Paul Bokslag, Sarah Browne, Gareth Kennedy, Sarah Lincoln, Fiona McDonald, Studio Weave

In short, no pattern is an isolated entity. Each pattern can exist in the world, only to the extent that is supported by other patterns: the larger patterns in which it is embedded, the patterns of the same size that surround it, and the smaller patterns which are embedded in it.
A Pattern Language, Christopher Alexander, 1977

The Pattern Exchange is an exhibition, guest curated by Rosie Lynch and Hollie Kearns, which presents existing work from Irish artists Sarah Browne, Gareth Kennedy, Sarah Lincoln and Fiona McDonald, with new commissions by Paul Bokslag (IE/NL) and architecture practice Studio Weave (UK). Taking pattern as a form by which to discern or understand the systems operating in both natural and urban landscapes; in knowledge, material production, labour and movement; the work presented here reflects the ongoing observations and study of isolated patterns by these individual artists.

An encounter with historical images of women on the Shetland Islands simultaneously walking, knitting and carrying turf, led Sarah Browne to undertake an extensive project exploring this unexpected precedent to contemporary patterns of precarious labour and subsistence economies. During the exhibition Browne presents extracts from this body of work in two stages. Zero Hour Contract (2013), is a modified clock that highlights a work culture of informal and unguaranteed hours and conditions which produces unsettling emotional and physical effects. The Shetland Islands knitting belt, still in common use today, is the tool used that enables a knitter to fix one needle in place, anchored to the body, and free the second hand to partake in other tasks simultaneously. A second stage of this larger body of work is introduced in the latter half of the exhibition. Hand to Mouth (2014) is a series of woven pieces that materially splice together the historical images of women on the Shetland Islands with contemporary stock photographs of women digitally multitasking. One hundred years apart, laptops, mobile phones and children have come to replace knitting needles and turf baskets as attachments to the bodies of the women pictured, revealing similar conflicts between aspirations of autonomy and experiences of vulnerability and strain.

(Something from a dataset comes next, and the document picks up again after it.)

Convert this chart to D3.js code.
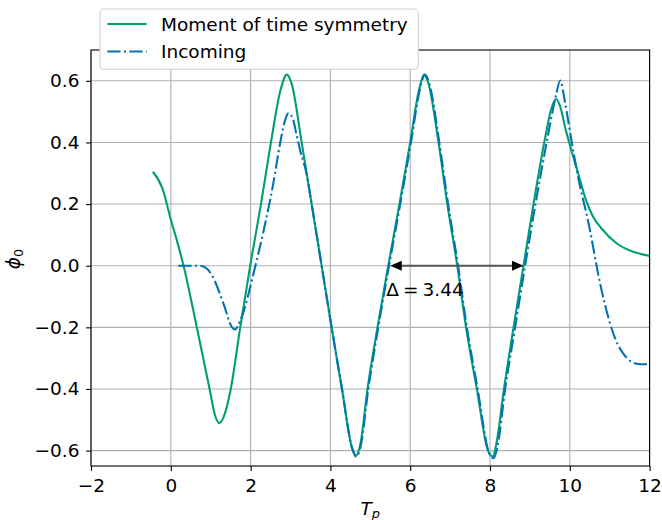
<!DOCTYPE html>
<html>
<head>
<meta charset="utf-8">
<script src="https://cdn.jsdelivr.net/npm/d3@7"></script>
<style>
  html, body { margin: 0; padding: 0; background: #fff; }
  svg { display: block; font-family: "DejaVu Sans", sans-serif; }
</style>
</head>
<body>
<svg id="chart" width="662" height="520"></svg>
<script>
// ---------------- data ----------------
const xTicks = [-2, 0, 2, 4, 6, 8, 10, 12];
const yTicks = [-0.6, -0.4, -0.2, 0.0, 0.2, 0.4, 0.6];
const seriesNames = ["Moment of time symmetry", "Incoming"];

const momentX = [-0.45, -0.21, 0.0, 0.15, 0.32, 0.65, 0.98, 1.11, 1.22, 1.34, 1.50, 1.74, 1.99, 2.26, 2.51, 2.75, 2.91, 3.03, 3.28, 3.53, 3.78, 4.03, 4.29, 4.54, 4.64, 4.75, 4.93, 5.18, 5.45, 5.73, 6.00, 6.22, 6.35, 6.46, 6.71, 6.93, 7.18, 7.40, 7.67, 7.95, 8.07, 8.17, 8.35, 8.59, 8.84, 9.09, 9.36, 9.55, 9.66, 9.75, 9.90, 10.05, 10.22, 10.40, 10.58, 10.80, 11.18, 11.59, 12.0];
const momentY = [0.305, 0.251, 0.150, 0.083, 0.0, -0.199, -0.405, -0.486, -0.511, -0.486, -0.402, -0.200, 0.0, 0.200, 0.400, 0.570, 0.620, 0.590, 0.400, 0.200, 0.0, -0.200, -0.400, -0.590, -0.616, -0.580, -0.400, -0.200, 0.0, 0.200, 0.400, 0.570, 0.620, 0.590, 0.400, 0.200, 0.0, -0.200, -0.400, -0.600, -0.619, -0.570, -0.400, -0.200, 0.0, 0.200, 0.400, 0.515, 0.541, 0.520, 0.440, 0.370, 0.295, 0.215, 0.160, 0.120, 0.072, 0.045, 0.032];

const incomingX = [0.19, 0.50, 0.73, 0.90, 1.03, 1.32, 1.53, 1.61, 1.75, 2.12, 2.32, 2.57, 2.74, 2.86, 2.95, 3.05, 3.16, 3.25, 3.40, 3.53, 3.78, 4.03, 4.29, 4.55, 4.65, 4.76, 4.95, 5.20, 5.47, 5.75, 6.02, 6.24, 6.37, 6.48, 6.73, 6.95, 7.20, 7.42, 7.69, 7.97, 8.09, 8.19, 8.38, 8.63, 8.88, 9.14, 9.42, 9.65, 9.76, 9.88, 10.05, 10.22, 10.47, 10.76, 11.01, 11.20, 11.34, 11.50, 11.68, 11.85, 12.0];
const incomingY = [0.0, 0.0, 0.0, -0.009, -0.031, -0.123, -0.199, -0.207, -0.175, 0.0, 0.110, 0.268, 0.398, 0.470, 0.495, 0.480, 0.420, 0.370, 0.300, 0.200, 0.0, -0.200, -0.400, -0.595, -0.620, -0.585, -0.400, -0.200, 0.0, 0.200, 0.400, 0.570, 0.620, 0.590, 0.400, 0.200, 0.0, -0.200, -0.400, -0.605, -0.625, -0.585, -0.400, -0.200, 0.0, 0.200, 0.400, 0.550, 0.601, 0.530, 0.400, 0.280, 0.138, -0.058, -0.188, -0.255, -0.285, -0.308, -0.318, -0.320, -0.318];

const deltaStart = 5.45;
const deltaValue = 3.44;
const deltaLabel = "Δ = 3.44";

// ---------------- layout ----------------
const W = 662, H = 520;
const plot = { left: 91, right: 649.6, top: 50, bottom: 466 };
const FONT = 18.5;
const green = "#029e73", blue = "#0173b2";

const svg = d3.select("#chart");
const x = d3.scaleLinear().domain([-2, 12]).range([plot.left, plot.right]);
const y = d3.scaleLinear().domain([-0.65, 0.70]).range([plot.bottom, plot.top]);

const fmt = v => {
  const s = Math.abs(v).toFixed(1);
  return (v < -1e-9 ? "\u2212" : "") + s;
};
const fmtX = v => (v < 0 ? "\u2212" : "") + Math.abs(v);

// grid
const grid = svg.append("g").attr("stroke", "#b0b0b0").attr("stroke-width", 1.1);
xTicks.forEach(t => grid.append("line")
  .attr("x1", x(t)).attr("x2", x(t)).attr("y1", plot.top).attr("y2", plot.bottom));
yTicks.forEach(t => grid.append("line")
  .attr("x1", plot.left).attr("x2", plot.right).attr("y1", y(t)).attr("y2", y(t)));

// clip
svg.append("clipPath").attr("id", "clip").append("rect")
  .attr("x", plot.left).attr("y", plot.top)
  .attr("width", plot.right - plot.left).attr("height", plot.bottom - plot.top);

const line = d3.line().x(d => x(d[0])).y(d => y(d[1])).curve(d3.curveMonotoneX);
const momentData = momentX.map((v, i) => [v, momentY[i]]);
const incomingData = incomingX.map((v, i) => [v, incomingY[i]]);

const curves = svg.append("g").attr("clip-path", "url(#clip)");
curves.append("path").datum(momentData)
  .attr("d", line).attr("fill", "none").attr("stroke", green).attr("stroke-width", 2.1);
curves.append("path").datum(incomingData)
  .attr("d", line).attr("fill", "none").attr("stroke", blue).attr("stroke-width", 2.1)
  .attr("stroke-dasharray", "13.3,3.3,2.1,3.3");

// arrow annotation
const ay = y(0);
const shrink = 2;
const xa = x(deltaStart) + shrink, xb = x(deltaStart + deltaValue) - shrink;
const hl = 11.5, hw = 5;
const ann = svg.append("g");
ann.append("line").attr("x1", xa + hl - 1).attr("x2", xb - hl + 1).attr("y1", ay).attr("y2", ay)
  .attr("stroke", "#555").attr("stroke-width", 2);
ann.append("path").attr("d", `M${xa},${ay} L${xa + hl},${ay - hw} L${xa + hl},${ay + hw} Z`).attr("fill", "#000");
ann.append("path").attr("d", `M${xb},${ay} L${xb - hl},${ay - hw} L${xb - hl},${ay + hw} Z`).attr("fill", "#000");
ann.append("text").attr("x", x(deltaStart) - 2).attr("y", ay + 30.5)
  .attr("font-size", FONT).attr("word-spacing", -1.8).attr("fill", "#000").text(deltaLabel);

// axes
const xAxis = d3.axisBottom(x).tickValues(xTicks).tickFormat(fmtX).tickSize(4.9).tickPadding(7.5);
const yAxis = d3.axisLeft(y).tickValues(yTicks).tickFormat(fmt).tickSize(4.9).tickPadding(6.6);

const gx = svg.append("g").attr("transform", `translate(0,${plot.bottom})`).call(xAxis);
const gy = svg.append("g").attr("transform", `translate(${plot.left},0)`).call(yAxis);
[gx, gy].forEach(g => {
  g.select(".domain").remove();
  g.selectAll(".tick line").attr("stroke", "#000").attr("stroke-width", 1.1);
  g.selectAll(".tick text").attr("font-size", FONT).attr("fill", "#000")
    .attr("font-family", "DejaVu Sans, sans-serif");
});

// spines
svg.append("rect").attr("x", plot.left).attr("y", plot.top)
  .attr("width", plot.right - plot.left).attr("height", plot.bottom - plot.top)
  .attr("fill", "none").attr("stroke", "#000").attr("stroke-width", 1.1);

// axis labels
const xl = svg.append("text").attr("x", (plot.left + plot.right) / 2).attr("y", 514.5)
  .attr("text-anchor", "middle").attr("font-size", FONT).attr("font-style", "italic").attr("fill", "#000");
xl.append("tspan").text("T");
xl.append("tspan").attr("font-size", FONT * 0.7).attr("dy", 3.5).text("p");

const yl = svg.append("text")
  .attr("transform", `translate(19.5,${(plot.top + plot.bottom) / 2 + 1}) rotate(-90)`)
  .attr("text-anchor", "middle").attr("font-size", FONT).attr("font-style", "italic").attr("fill", "#000");
yl.append("tspan").text("\u03D5");
yl.append("tspan").attr("font-size", FONT * 0.7).attr("font-style", "normal").attr("dy", 3.5).text("0");

// legend
const lg = svg.append("g");
lg.append("rect").attr("x", 100).attr("y", 9).attr("width", 318.3).attr("height", 60.3)
  .attr("rx", 4).attr("fill", "#fff").attr("stroke", "#d0d0d0").attr("stroke-width", 1.1);
const legendItems = [
  { name: seriesNames[0], color: green, dash: null, yy: 24 },
  { name: seriesNames[1], color: blue, dash: "13.3,3.3,2.1,3.3", yy: 51.5 }
];
legendItems.forEach(it => {
  const l = lg.append("line").attr("x1", 107.3).attr("x2", 146.7).attr("y1", it.yy).attr("y2", it.yy)
    .attr("stroke", it.color).attr("stroke-width", 2.1);
  if (it.dash) l.attr("stroke-dasharray", it.dash);
  lg.append("text").attr("x", 161).attr("y", it.yy + 6.6).attr("font-size", FONT).attr("fill", "#000").text(it.name);
});
</script>
</body>
</html>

Sarah Browne will present a late night screening of Nightcleaners, by Berwick Street Collective (1972-75) in association with LUX. This documentary, made by members of the Berwick Street Collective (Marc Karlin, Mary Kelly, James Scott and Humphry Trevelyan), is about the campaign to unionize the isolated and underpaid women who cleaned London office blocks at night. This will be a moment to open up public conversation with Browne’s research into experiences of time, speed and endurance in relation to labour practices.